Veremos en los capítulos que siguen cómo se ofrecen a los niños construcciones no sólo diversas sino abiertamente contradictorias de lo mapuche en tanto aboriginalidad particular. Intervienen en ello tanto dicha población como agencias no mapuche (Beckett 1988), como el Estado y las diversas iglesias, que disputan en torno a sus sentidos de pertenencia. Por ello, no circunscribimos nuestro análisis a las interpelaciones familiares y escolares, buscando así evitar otra de las habituales limitaciones en el modo en que se ha abordado la niñez.
La niñez en disputa
Otra de las características constitutivas de la niñez frecuentemente omitidas es su carácter conflictivo, el cual resulta clave para la compresión de las realidades que experimentan los niños indígenas. La niñez es un producto sociohistórico, resultado de procesos dinámicos y conflictivos, en los cuales diferentes actores y saberes se disputan la definición de qué es “la” niñez, qué comportamientos o características se consideran propios de este grupo y cuáles son las prácticas legítimas por parte de diferentes adultos.
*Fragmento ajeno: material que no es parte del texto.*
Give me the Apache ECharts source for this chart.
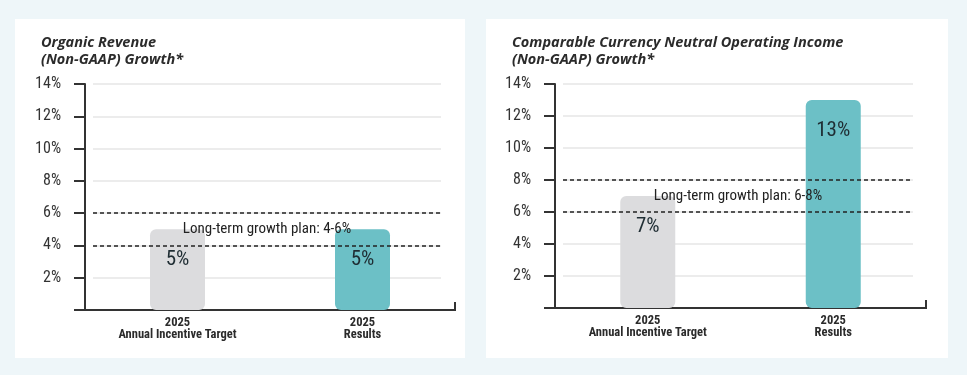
<!DOCTYPE html>
<html>
<head>
<meta charset="utf-8">
<script src="https://cdn.jsdelivr.net/npm/echarts@6/dist/echarts.min.js"></script>
<style>
  html, body { margin: 0; padding: 0; background: #eef6f9; width: 967px; height: 375px; overflow: hidden; }
  .panel { position: absolute; background: #fff; }
</style>
</head>
<body>
<div id="revenue" class="panel" style="left:15px;top:19px;width:450px;height:339px;"></div>
<div id="income" class="panel" style="left:486px;top:19px;width:462px;height:339px;"></div>
<script>
var categories = ['2025\nAnnual Incentive Target', '2025\nResults'];
var revenueValues = [5, 5];
var incomeValues = [7, 13];
var revenuePlan = [4, 6];
var incomePlan = [6, 8];
var revenueTitle = 'Organic Revenue\n(Non-GAAP) Growth*';
var incomeTitle = 'Comparable Currency Neutral Operating Income\n(Non-GAAP) Growth*';
var barColors = ['#dcdcde', '#6cc0c6'];
var yMin = 0, yMax = 14, yStep = 2;

var narrow = '"Roboto Condensed", "DejaVu Sans Condensed", sans-serif';

function makeChart(id, title, values, plan, g) {
    var chart = echarts.init(document.getElementById(id));
    var option = {
        animation: false,
        title: {
            text: title,
            left: 21,
            top: 10,
            textStyle: {
                fontFamily: '"Open Sans"',
                fontStyle: 'italic',
                fontWeight: 'bold',
                fontSize: 14.5,
                lineHeight: 17,
                color: '#2b2b2b'
            }
        },
        grid: [
            { left: g.left, right: g.right, top: 65, bottom: g.bottom },
            { left: g.left + 8, right: g.innerRight, top: 65, bottom: g.bottom }
        ],
        xAxis: [
            {
                type: 'category',
                gridIndex: 0,
                data: categories,
                axisLine: { lineStyle: { color: '#333', width: 2 } },
                axisTick: { show: false },
                axisLabel: {
                    interval: 0,
                    margin: 7,
                    fontFamily: narrow,
                    fontWeight: 'bold',
                    fontSize: 12.5,
                    lineHeight: 12,
                    color: '#2b2b2b'
                }
            },
            { type: 'category', gridIndex: 1, data: categories, show: false }
        ],
        yAxis: [
            {
                type: 'value',
                gridIndex: 0,
                min: yMin, max: yMax, interval: yStep,
                axisLine: { show: true, lineStyle: { color: '#333', width: 2 } },
                axisTick: { show: true, length: 11, lineStyle: { color: '#333', width: 2 } },
                splitLine: { show: false },
                axisLabel: {
                    margin: 24,
                    fontFamily: narrow,
                    fontSize: 16,
                    color: '#333',
                    formatter: function (v) { return v === 0 ? '' : v + '%'; }
                }
            },
            {
                type: 'value',
                gridIndex: 1,
                min: yMin, max: yMax, interval: yStep,
                axisLine: { show: false },
                axisTick: { show: false },
                axisLabel: { show: false },
                splitLine: { show: true, lineStyle: { color: '#e6e6e6', width: 1.5 } }
            }
        ],
        series: [
            {
                type: 'bar',
                xAxisIndex: 0,
                yAxisIndex: 0,
                barWidth: 55,
                z: 1,
                data: values.map(function (v, i) {
                    return { value: v, itemStyle: { color: barColors[i] } };
                }),
                itemStyle: { borderRadius: 6 },
                label: {
                    show: true,
                    position: 'insideTop',
                    distance: 20,
                    formatter: '{c}%',
                    fontFamily: narrow,
                    fontSize: 21,
                    color: '#1f2d33'
                }
            },
            {
                type: 'line',
                xAxisIndex: 1,
                yAxisIndex: 1,
                data: [],
                z: 5,
                markLine: {
                    silent: true,
                    z: 6,
                    symbol: 'none',
                    label: { show: false },
                    lineStyle: { color: '#222', width: 1.5, type: [4, 3] },
                    data: plan.map(function (p) { return { yAxis: p }; })
                },
                markArea: {
                    silent: true,
                    z: 7,
                    itemStyle: { color: 'rgba(0,0,0,0)' },
                    label: {
                        show: true,
                        position: 'inside',
                        fontFamily: narrow,
                        fontSize: 15,
                        color: '#222',
                        formatter: 'Long-term growth plan: ' + plan[0] + '-' + plan[1] + '%'
                    },
                    data: [[{ yAxis: plan[0] }, { yAxis: plan[1] }]]
                }
            }
        ]
    };
    chart.setOption(option);
    // small upward tick closing the x axis
    var rect = chart.getModel().getComponent('grid', 0).coordinateSystem.getRect();
    chart.setOption({
        graphic: [{
            type: 'line',
            shape: { x1: rect.x + rect.width, y1: rect.y + rect.height - 8, x2: rect.x + rect.width, y2: rect.y + rect.height + 1 },
            style: { stroke: '#333', lineWidth: 2 }
        }]
    });
    return chart;
}

var c1 = makeChart('revenue', revenueTitle, revenueValues, revenuePlan,
    { left: 70, right: 10, innerRight: 24, bottom: 48 });
var c2 = makeChart('income', incomeTitle, incomeValues, incomePlan,
    { left: 69, right: 22, innerRight: 35, bottom: 50 });
</script>
</body>
</html>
Partiendo entonces de la concepción gramsciana acerca de “lo hegemónico” (Gramsci, 1970), enfoco el campo de la niñez como un ámbito heterogéneo, en el cual conviven y compiten aspectos contradictorios, existiendo intersticios de diversidad, conflicto y cambio tanto en las prácticas como en las representaciones sociales.
En la presente obra consideraré entonces los procesos de construcción de hegemonía, entendida no como una cosmovisión cerrada y sistemática, impuesta monolíticamente por una clase dominante, sino como un cuerpo de prácticas y significados continuamente renovado, recreado, defendido, resistido, desafiado y modificado (Williams, 1997); pues, como ha señalado Michel de Certeau (1998: 38), “los conocimientos y los simbolismos impuestos son objeto de manipulaciones por parte de los practicantes que no son sus fabricantes”.